Reviews for Serviceberry : abundance and reciprocity in the natural world

Kirkus
Copyright © Kirkus Reviews, used with permission.

Learning from the land. Kimmerer, drawing from her Potawatomi heritage, uses the abundant serviceberry to demonstrate the gifts that the natural world provides, highlighting the “enoughness” of these gifts if we choose to view them as such. For a society consumed by consumption, this portrait is startling in its simplicity. “Recognizing ‘enoughness’ is a radical act in an economy that is always urging us to consume more,” Kimmerer writes. While the prose occasionally verges on saccharine, each word is clearly chosen with care and deliberation, resulting in a masterful reflection on ecology and culture. The book seamlessly blends science, inherited wisdom, and philosophy, urging readers to reconsider their relationship with the environment and society. Kimmerer pushes back against the individualism and scarcity mindsets entrenched in our interactions, encouraging us to draw inspiration from the natural world and Indigenous knowledge systems.
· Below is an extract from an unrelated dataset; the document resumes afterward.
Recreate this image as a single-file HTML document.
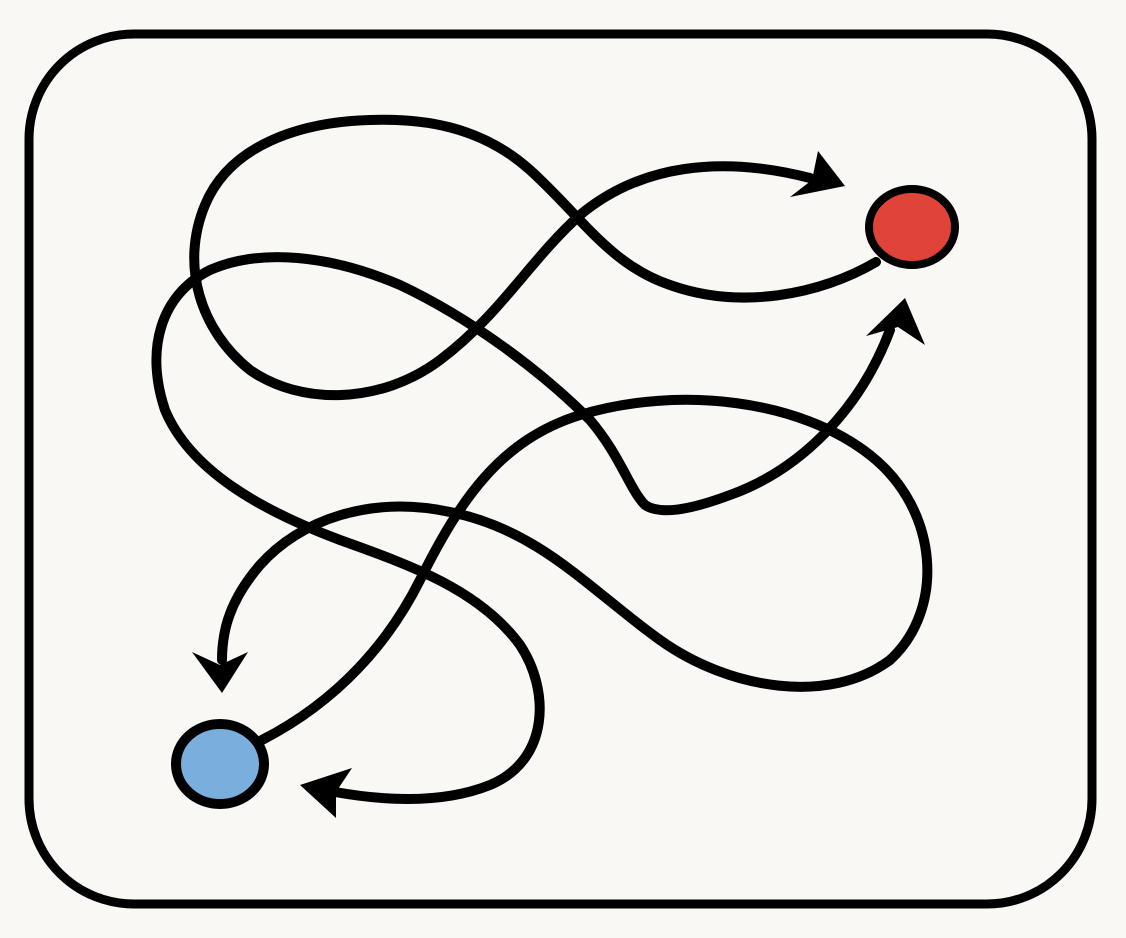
<!DOCTYPE html>
<html><head><style>html,body{margin:0;padding:0;background:#faf8f5;}svg{display:block}</style></head>
<body>
<svg width="1126" height="938" viewBox="0 0 1126 938" xmlns="http://www.w3.org/2000/svg">
<rect x="0" y="0" width="1126" height="938" fill="#faf8f5"/>
<rect x="29" y="34" width="1063" height="870" rx="105" ry="105" fill="#faf8f5" stroke="#000" stroke-width="9"/>
<g fill="none" stroke="#000" stroke-width="10" stroke-linecap="round" stroke-linejoin="round">
<!-- path 1: blue -> loop -> arrow down near blue -->
<path d="M262,740 C340,700 390,640 420,580 C460,500 500,440 580,415 C680,385 800,400 870,455 C940,510 945,610 890,660 C830,705 730,690 660,640 C590,590 540,530 450,512 C370,495 300,520 260,565 C230,600 222,630 222,660"/>
<!-- path 2: red -> loop -> arrow right toward red -->
<path d="M876,262 C820,295 740,310 670,285 C610,265 580,215 530,170 C480,125 420,118 370,120 C300,122 230,145 205,205 C180,265 200,330 250,370 C300,405 380,405 440,360 C500,315 530,260 580,215 C640,165 720,155 810,178"/>
<!-- path 3: arrow left near blue -> loop -> arrow up toward red -->
<path d="M335,792 C380,800 440,805 490,785 C550,760 550,690 520,645 C480,590 410,565 340,540 C260,510 190,470 165,410 C145,350 160,295 210,270 C260,248 330,255 400,285 C470,318 540,370 590,420 C620,455 630,490 645,505 C660,515 690,510 730,495 C800,470 860,410 890,330"/>
</g>
<g fill="#000">
<polygon points="845,186 790,197 812,180 818,151"/>
<polygon points="905,298 925,345 898,327 866,336"/>
<polygon points="222,693 192,652 220,665 248,652"/>
<polygon points="300,785 352,768 336,792 336,818"/>
</g>
<ellipse cx="912" cy="227" rx="43" ry="38" fill="#e04338" stroke="#000" stroke-width="8"/>
<ellipse cx="220" cy="764" rx="44" ry="40" fill="#7aaedc" stroke="#000" stroke-width="10"/>
</svg>
</body></html>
Rather than the exploitative system of modern capitalism, which can be damaging to both the earth and our relationships, Kimmerer invites readers to envision a life that embraces the gift economy—one built on reciprocity, collective well-being, and care. She writes, “When we speak of [sustenance provided from the land] not as things or natural resources or commodities, but as gifts, our whole relationship to the natural world changes.” Despite the dire repercussions of not living in harmony with nature, her beautiful and hopeful prose leaves readers feeling sated, galvanized, and keenly aware of the world around them. A welcome meditation on living in harmony with the earth and fostering deeper connections with one another. Copyright © Kirkus Reviews, used with permission.


Book list
From Booklist, Copyright © American Library Association. Used with permission.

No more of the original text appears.